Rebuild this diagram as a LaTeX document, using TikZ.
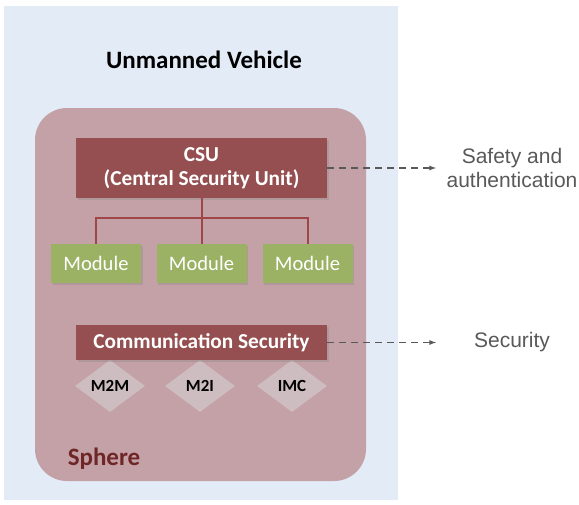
\documentclass[tikz,border=0pt]{standalone}
\usepackage{fontspec}
\setmainfont{Carlito}
\newfontfamily\arialfont{Liberation Sans}
\usetikzlibrary{shapes.geometric,shadows}

\definecolor{vehbg}{RGB}{227,235,247}
\definecolor{spherebg}{RGB}{196,161,166}
\definecolor{redbox}{RGB}{149,79,80}
\definecolor{greenbox}{RGB}{155,177,100}
\definecolor{linkred}{RGB}{160,70,72}
\definecolor{diamondbg}{RGB}{205,189,192}
\definecolor{sidegray}{RGB}{89,89,89}
\definecolor{spheretext}{RGB}{110,38,39}

\tikzset{
  redunit/.style={fill=redbox, text=white, font=\bfseries\fontsize{21.3}{24}\selectfont, align=center,
    minimum width=251pt, inner sep=0pt,
    drop shadow={shadow xshift=1.5pt, shadow yshift=-1.5pt, opacity=.3}},
  modbox/.style={fill=greenbox, text=white, font=\fontsize{20.6}{23}\selectfont,
    minimum width=90pt, minimum height=39pt, inner sep=0pt,
    drop shadow={shadow xshift=1.5pt, shadow yshift=-1.5pt, opacity=.3}},
  proto/.style={diamond, fill=diamondbg, aspect=1.35, minimum width=70pt, minimum height=52pt,
    inner sep=0pt, font=\bfseries\fontsize{17}{19}\selectfont},
  link/.style={linkred, line width=2pt},
  dasharrow/.style={sidegray, line width=1.3pt, dash pattern=on 7pt off 5pt, -latex},
  sidetext/.style={text=sidegray, font=\arialfont\fontsize{21}{24}\selectfont, align=center}
}

\begin{document}
\begin{tikzpicture}[x=1pt,y=-1pt]
  \useasboundingbox (0,0) rectangle (579,504);
  % vehicle and sphere
  \fill[vehbg] (4,6) rectangle (398,500);
  \node[font=\bfseries\fontsize{25}{28}\selectfont] (title) at (204,60) {Unmanned Vehicle};
  \fill[spherebg, rounded corners=32pt] (35,108) rectangle (366,481);
  \node[text=spheretext, font=\bfseries\fontsize{25}{28}\selectfont] (sphere) at (104,459) {Sphere};

  % CSU and modules
  \node[redunit, minimum height=60pt] (csu) at (201.5,168) {CSU\\(Central Security Unit)};
  \foreach \x/\n in {96/1,201.5/2,307.5/3}
    \node[modbox] (m\n) at (\x,263.5) {Module};
  \draw[link] (csu.south) -- (m2.north);
  \draw[link] (m1.north) -- ++(0,-26) -| (m3.north);

  % communication
  \foreach \x/\n/\t in {110/d1/M2M,200/d2/M2I,292/d3/IMC}
    \node[proto] (\n) at (\x,386) {\t};
  \node[redunit, minimum height=35pt] (comm) at (201.5,342.5) {Communication Security};

  % outside
  \coordinate (a1) at (436,168);
  \coordinate (a2) at (436,342.5);
  \draw[dasharrow] (csu.east) -- (a1);
  \draw[dasharrow] (comm.east) -- (a2);
  \node[sidetext] (safety) at (512,168) {Safety and\\authentication};
  \node[sidetext] (sec) at (512,342.5) {Security};
\end{tikzpicture}
\end{document}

SHORT EXERCISE: Set the data above down again exactly as given, with no pictures.

WRITTEN SOLUTION:
Rebuild this diagram as a LaTeX document, using TikZ.
\documentclass[tikz,border=0pt]{standalone}
\usepackage{fontspec}
\setmainfont{Carlito}
\newfontfamily\arialfont{Liberation Sans}
\usetikzlibrary{shapes.geometric,shadows}

\definecolor{vehbg}{RGB}{227,235,247}
\definecolor{spherebg}{RGB}{196,161,166}
\definecolor{redbox}{RGB}{149,79,80}
\definecolor{greenbox}{RGB}{155,177,100}
\definecolor{linkred}{RGB}{160,70,72}
\definecolor{diamondbg}{RGB}{205,189,192}
\definecolor{sidegray}{RGB}{89,89,89}
\definecolor{spheretext}{RGB}{110,38,39}

\tikzset{
  redunit/.style={fill=redbox, text=white, font=\bfseries\fontsize{21.3}{24}\selectfont, align=center,
    minimum width=251pt, inner sep=0pt,
    drop shadow={shadow xshift=1.5pt, shadow yshift=-1.5pt, opacity=.3}},
  modbox/.style={fill=greenbox, text=white, font=\fontsize{20.6}{23}\selectfont,
    minimum width=90pt, minimum height=39pt, inner sep=0pt,
    drop shadow={shadow xshift=1.5pt, shadow yshift=-1.5pt, opacity=.3}},
  proto/.style={diamond, fill=diamondbg, aspect=1.35, minimum width=70pt, minimum height=52pt,
    inner sep=0pt, font=\bfseries\fontsize{17}{19}\selectfont},
  link/.style={linkred, line width=2pt},
  dasharrow/.style={sidegray, line width=1.3pt, dash pattern=on 7pt off 5pt, -latex},
  sidetext/.style={text=sidegray, font=\arialfont\fontsize{21}{24}\selectfont, align=center}
}

\begin{document}
\begin{tikzpicture}[x=1pt,y=-1pt]
  \useasboundingbox (0,0) rectangle (579,504);
  % vehicle and sphere
  \fill[vehbg] (4,6) rectangle (398,500);
  \node[font=\bfseries\fontsize{25}{28}\selectfont] (title) at (204,60) {Unmanned Vehicle};
  \fill[spherebg, rounded corners=32pt] (35,108) rectangle (366,481);
  \node[text=spheretext, font=\bfseries\fontsize{25}{28}\selectfont] (sphere) at (104,459) {Sphere};

  % CSU and modules
  \node[redunit, minimum height=60pt] (csu) at (201.5,168) {CSU\\(Central Security Unit)};
  \foreach \x/\n in {96/1,201.5/2,307.5/3}
    \node[modbox] (m\n) at (\x,263.5) {Module};
  \draw[link] (csu.south) -- (m2.north);
  \draw[link] (m1.north) -- ++(0,-26) -| (m3.north);

  % communication
  \foreach \x/\n/\t in {110/d1/M2M,200/d2/M2I,292/d3/IMC}
    \node[proto] (\n) at (\x,386) {\t};
  \node[redunit, minimum height=35pt] (comm) at (201.5,342.5) {Communication Security};

  % outside
  \coordinate (a1) at (436,168);
  \coordinate (a2) at (436,342.5);
  \draw[dasharrow] (csu.east) -- (a1);
  \draw[dasharrow] (comm.east) -- (a2);
  \node[sidetext] (safety) at (512,168) {Safety and\\authentication};
  \node[sidetext] (sec) at (512,342.5) {Security};
\end{tikzpicture}
\end{document}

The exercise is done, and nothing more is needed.